Law was the second layer. Jewish merchants could move between courts: rabbinic, Islamic, and Christian. A contract drawn up in Hebrew in Fustat might refer to norms taken from Muslim commercial law because that’s what a qadi would recognize if things went wrong in Alexandria. The same partners might also prepare a Latin notarial copy for use in an Italian port. Over time, that constant legal “translation” helped spread common clauses—such as standardized penalties for late delivery or formulas for partnership—across religious frontiers.
Credit was the glue. Instead of shipping only coins, they moved obligations.
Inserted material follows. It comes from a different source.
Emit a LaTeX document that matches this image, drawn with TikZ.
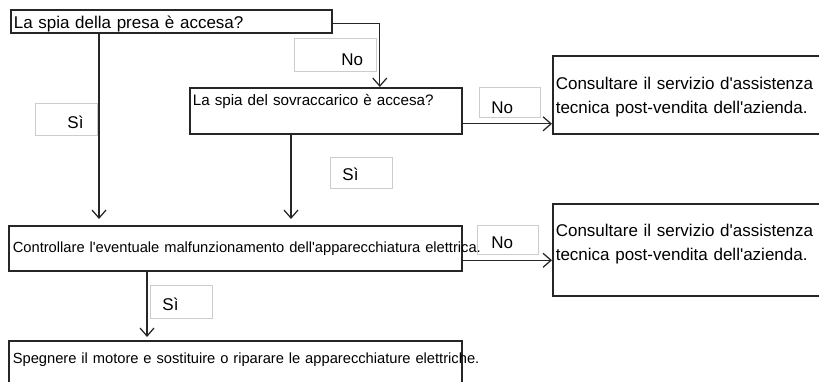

A trader leaving North Africa for Sicily might carry a bill promising payment in Pisa, issued by a cousin there. Moneychangers at places like the Champagne Fairs learned to treat these Hebrew- and Latin-written notes as reliable claims, even when they disliked the people behind them. That reliability rested on reputation inside the communities: fail to honor a bill in one port, and letters from Salonika to Kraków could quietly mark you as unsafe to trust.
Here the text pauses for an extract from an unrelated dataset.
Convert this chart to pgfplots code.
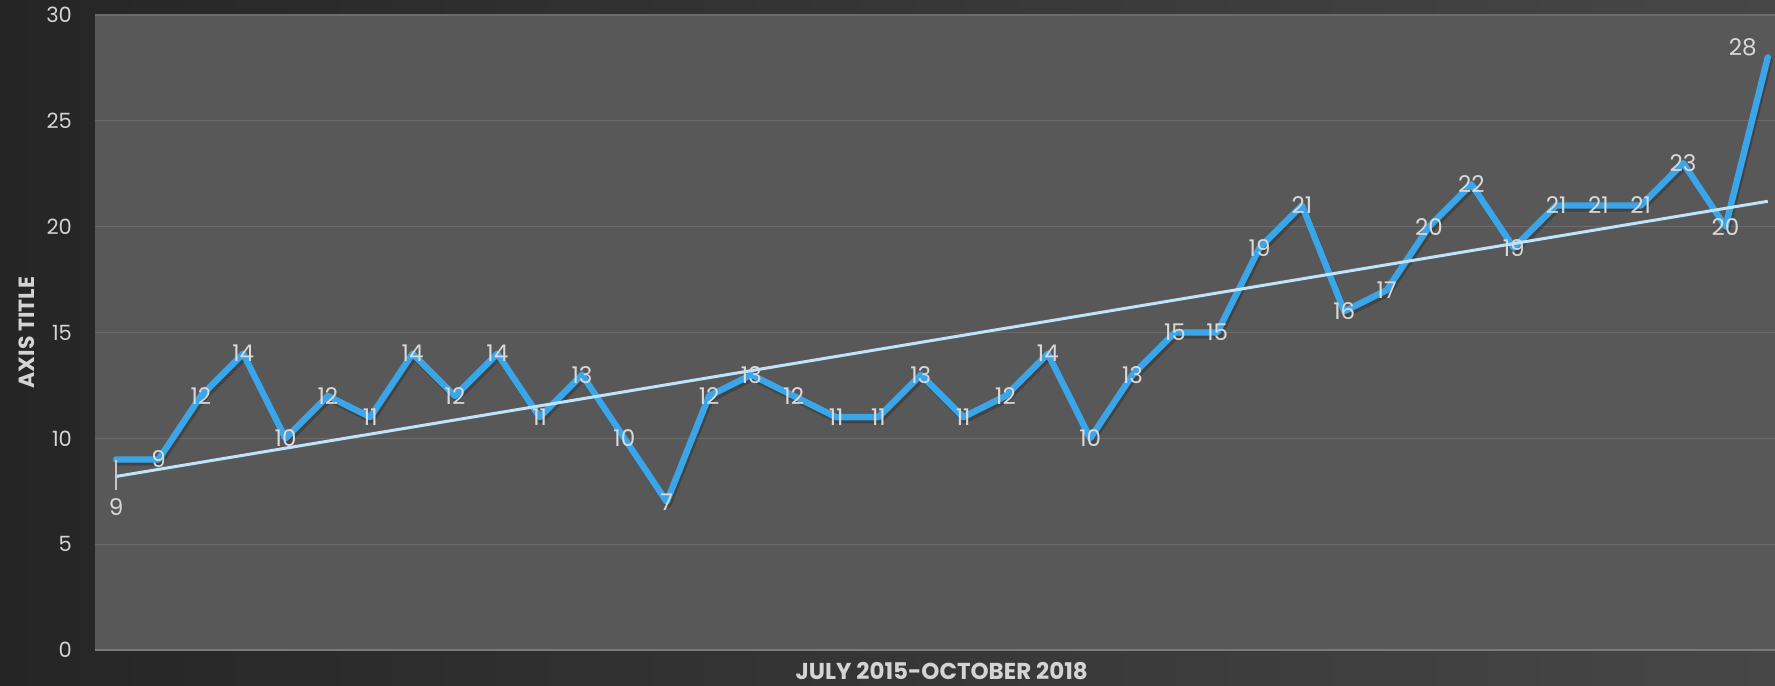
\documentclass[border=0pt]{standalone}
\usepackage{pgfplots}
\pgfplotsset{compat=1.18}
\usepackage{pgfplotstable}
\usepackage{fontspec}
\setmainfont{Poppins}
\definecolor{bgL}{HTML}{252525}
\definecolor{bgR}{HTML}{474747}
\definecolor{plotbg}{HTML}{585858}
\definecolor{gridc}{HTML}{6C6C6C}
\definecolor{axisc}{HTML}{7A7A7A}
\definecolor{linec}{HTML}{3AA5E8}
\definecolor{trendc}{HTML}{BEE3FA}
\definecolor{labc}{HTML}{D9D9D9}
\definecolor{tickc}{HTML}{D4D4D4}

\pgfplotstableread{
x y
0 9
1 9
2 12
3 14
4 10
5 12
6 11
7 14
8 12
9 14
10 11
11 13
12 10
13 7
14 12
15 13
16 12
17 11
18 11
19 13
20 11
21 12
22 14
23 10
24 13
25 15
26 15
27 19
28 21
29 16
30 17
31 20
32 22
33 19
34 21
35 21
36 21
37 23
38 20
39 28
}\datatable

\pgfplotstableread{
x y
1 9
2 12
3 14
4 10
5 12
6 11
7 14
8 12
9 14
10 11
11 13
12 10
13 7
14 12
15 13
16 12
17 11
18 11
19 13
20 11
21 12
22 14
23 10
24 13
25 15
26 15
27 19
28 21
29 16
30 17
31 20
32 22
33 19
34 21
35 21
36 21
37 23
38 20
}\midlabels

\begin{document}
\begin{tikzpicture}
\useasboundingbox (0,0) rectangle (887.5pt,342.5pt);
\shade[left color=bgL, right color=bgR] (0,0) rectangle (887.5pt,342.5pt);
\begin{axis}[
  at={(47.5pt,17.5pt)}, anchor=south west,
  scale only axis, width=840pt, height=317.5pt,
  xmin=-0.5, xmax=39.17, ymin=0, ymax=30,
  axis background/.style={fill=plotbg},
  axis x line*=bottom, axis y line*=left,
  x axis line style={draw=axisc, line width=0.8pt, -},
  y axis line style={draw=none},
  ytick={0,5,...,30}, xtick=\empty,
  ymajorgrids, grid style={gridc, line width=0.6pt},
  major tick length=0pt,
  /pgf/number format/assume math mode=true,
  yticklabel style={font=\fontsize{10.5}{12}\selectfont, text=tickc, xshift=-8pt},
  xlabel={JULY 2015-OCTOBER 2018},
  xlabel style={at={(axis description cs:0.504,0)}, anchor=center, yshift=-10.5pt,
    font=\fontsize{11.5}{13}\selectfont\bfseries, text=tickc},
  ylabel={AXIS TITLE},
  ylabel style={at={(axis description cs:-0.0405,0.5)}, anchor=center,
    font=\fontsize{11}{13}\selectfont\bfseries, text=tickc},
  clip=false,
]
% shadow
\addplot[black, opacity=0.22, line width=3.2pt, line join=round, line cap=round, yshift=-1.5pt, xshift=0.8pt]
  table[x=x,y=y] {\datatable};
% main line
\addplot[linec, line width=3.2pt, line join=round, line cap=round]
  table[x=x,y=y] {\datatable};
% trend line
\addplot[trendc, line width=1.5pt] coordinates {(0,8.2) (39,21.2)};
% leader line of first label
\addplot[labc!80!gray, line width=0.7pt] coordinates {(0,9.0) (0,7.55)};
% data labels
\addplot[draw=none, nodes near coords,
  every node near coord/.append style={anchor=center, text=labc, font=\fontsize{11.5}{13}\selectfont}]
  table[x=x,y=y] {\midlabels};
\addplot[draw=none, nodes near coords,
  every node near coord/.append style={anchor=center, text=labc, font=\fontsize{11.5}{13}\selectfont, yshift=-24pt}]
  coordinates {(0,9)};
\addplot[draw=none, nodes near coords,
  every node near coord/.append style={anchor=center, text=labc, font=\fontsize{11.5}{13}\selectfont, xshift=-12.5pt, yshift=5pt}]
  coordinates {(39,28)};
\end{axis}
\end{tikzpicture}
\end{document}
Their status as religious outsiders paradoxically helped here. Because they were rarely full citizens of any kingdom, they could be perceived—however inaccurately—as less tied to one ruler’s agenda. Muslim governors used them to place orders in Christian lands; Christian princes relied on them for access to spices moving through Islamic ports. A single error in judgment could bring collective punishment, so families became experts at reading political weather: knowing when a new bishop meant rising danger, or when an Ottoman decree signaled fresh opportunity farther east.
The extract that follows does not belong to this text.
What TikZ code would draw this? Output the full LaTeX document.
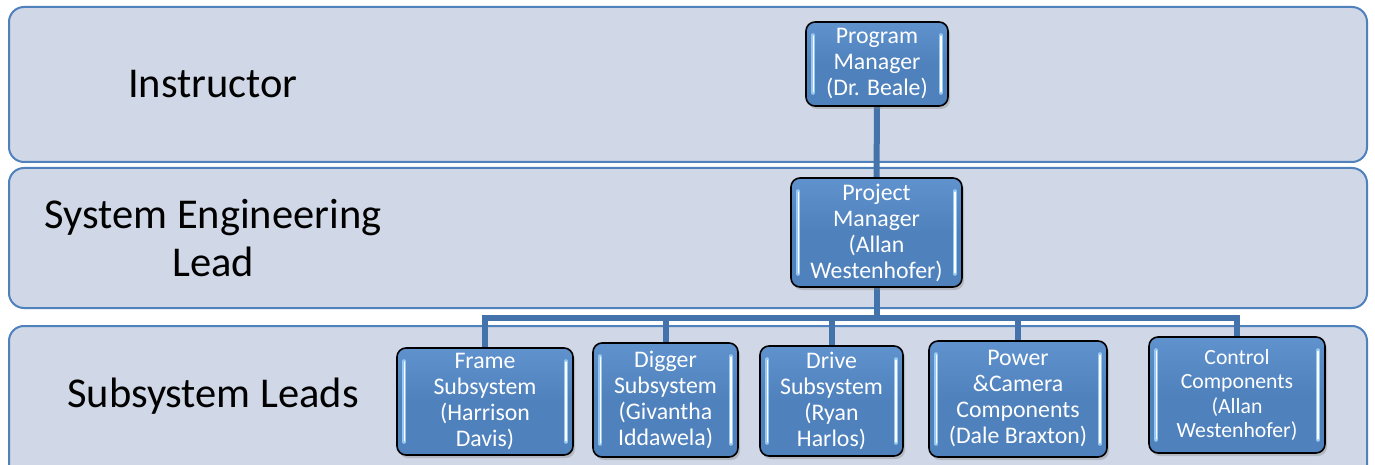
\documentclass[tikz,border=0pt]{standalone}
\usepackage{fontspec}
\setmainfont{Carlito}
\usetikzlibrary{shadows}
\definecolor{bandfill}{RGB}{208,215,230}
\definecolor{bandline}{RGB}{79,129,189}
\definecolor{boxfill}{RGB}{79,129,189}
\definecolor{boxtop}{RGB}{96,146,206}
\definecolor{conncol}{RGB}{68,114,170}
\definecolor{hlout}{RGB}{150,200,240}
\pgfdeclarelayer{bandlayer}
\pgfdeclarelayer{connlayer}
\pgfsetlayers{bandlayer,connlayer,main}
\tikzset{
  band/.style={draw=bandline, line width=2pt, fill=bandfill, rounded corners=15pt},
  bandlabel/.style={font=\fontsize{42.5}{48}\selectfont, align=center, text=black},
  orgbox/.style={draw=black, line width=1.6pt, rounded corners=9pt,
    top color=boxtop, bottom color=boxfill, middle color=boxfill,
    text=white, align=center, inner sep=0pt,
    font=\fontsize{23.8}{26}\selectfont,
    drop shadow={opacity=0.35, shadow xshift=2pt, shadow yshift=-3pt}},
  conn/.style={draw=conncol, line width=6pt},
  hlo/.style={draw=hlout, line width=4pt, line cap=round},
  hli/.style={draw=white, line width=1.4pt, line cap=round}
}
\newcommand{\glossbars}[1]{%
  \draw[hlo] ([xshift=8pt,yshift=-14pt]#1.north west) -- ([xshift=8pt,yshift=14pt]#1.south west);
  \draw[hli] ([xshift=8pt,yshift=-15pt]#1.north west) -- ([xshift=8pt,yshift=15pt]#1.south west);
  \draw[hlo] ([xshift=-8pt,yshift=-14pt]#1.north east) -- ([xshift=-8pt,yshift=14pt]#1.south east);
  \draw[hli] ([xshift=-8pt,yshift=-15pt]#1.north east) -- ([xshift=-8pt,yshift=15pt]#1.south east);
}
\begin{document}
\begin{tikzpicture}[x=1pt,y=-1pt]
\useasboundingbox (0,0) rectangle (1375,465);
\begin{pgfonlayer}{bandlayer}
  \fill[white] (0,0) rectangle (1375,465);
  \path[band] (9,7) rectangle (1367,162);
  \path[band] (9,168) rectangle (1367,308);
  \path[band] (9,326) rectangle (1367,500);
\end{pgfonlayer}
\node[bandlabel] (linstr) at (213,84) {Instructor};
\node[bandlabel] (lsys) at (213,238) {System Engineering\\Lead};
\node[bandlabel] (lsub) at (213,396) {Subsystem Leads};

\node[orgbox, minimum width=142pt, minimum height=84pt] (pm) at (877,64) {Program\\Manager\\(Dr. Beale)};
\node[orgbox, minimum width=171pt, minimum height=109pt] (pj) at (876.5,232.5) {Project\\Manager\\(Allan\\Westenhofer)};
\node[orgbox, minimum width=176pt, minimum height=107pt] (fr) at (485,401.5) {Frame\\Subsystem\\(Harrison\\Davis)};
\node[orgbox, minimum width=145pt, minimum height=114pt] (dg) at (665.5,400) {Digger\\Subsystem\\(Givantha\\Iddawela)};
\node[orgbox, minimum width=143pt, minimum height=110pt] (dr) at (831.5,401) {Drive\\Subsystem\\(Ryan\\Harlos)};
\node[orgbox, minimum width=178pt, minimum height=116pt] (pw) at (1018,399) {Power\\\&Camera\\Components\\(Dale Braxton)};
\node[orgbox, minimum width=176pt, minimum height=116pt, font=\fontsize{21.7}{24.5}\selectfont] (ct) at (1237,395) {Control\\Components\\(Allan\\Westenhofer)};

\foreach \n in {pm,pj,fr,dg,dr,pw,ct} {\glossbars{\n}}

\coordinate (jn) at (876.5,318);
\begin{pgfonlayer}{connlayer}
  \draw[conn] (pm.south) -- (pj.north);
  \draw[conn] (pj.south) -- (jn);
  \draw[conn] (jn) -| (fr.north);
  \draw[conn] (jn) -| (dg.north);
  \draw[conn] (jn) -| (dr.north);
  \draw[conn] (jn) -| (pw.north);
  \draw[conn] (jn) -| (ct.north);
\end{pgfonlayer}
\end{tikzpicture}
\end{document}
A single letter from Alexandria might ask a cousin in Pisa to reroute pepper through an unexpected port because of “winds” that aren’t meteorological at all—code for a tense new bishop or a tax hike. Another note might quietly mention a groom “fond of numbers,” signaling a proposed marriage that also plugs a skilled bookkeeper into the family firm. Think of how a modern VPN node quietly updates routing tables when a path becomes risky: traffic shifts, but the user barely notices.
Concrete traces show this in action. Some Geniza letters reference Venetian ship designs by nickname, hinting that Jewish investors helped test or finance hull tweaks before they spread. Iberian records mention not just loans, but tutoring contracts—Sephardi accountants hired to teach Italian apprentices “the new method” of keeping ledgers. After 1492, lists of relocated households in Salonika pair street addresses with warehouse capacities and typical cargoes, as if communities were reassembling a shattered supply chain city by city, quay by quay.
Future work here is less about dust and scrolls, more about pattern‑hunting. As scattered contracts go online, historians can test hunches: did certain families specialize like modern supply‑chain firms—one “warehousing” risk, another “shipping” credit? Economists might model how trust survives expulsions the way ecologists track forests after fires. Even policymakers could mine these traces to see which regulations actually nudged cooperation across borders, rather than choking it.
Conclusion
Follow these threads forward and new questions appear: how did these habits echo in early stock markets, or in today’s remittance corridors? Your challenge this week: scan a modern receipt, bank app, or tracking screen and ask, “Who had to trust whom for this to work?” You may glimpse faint fingerprints of those medieval brokers.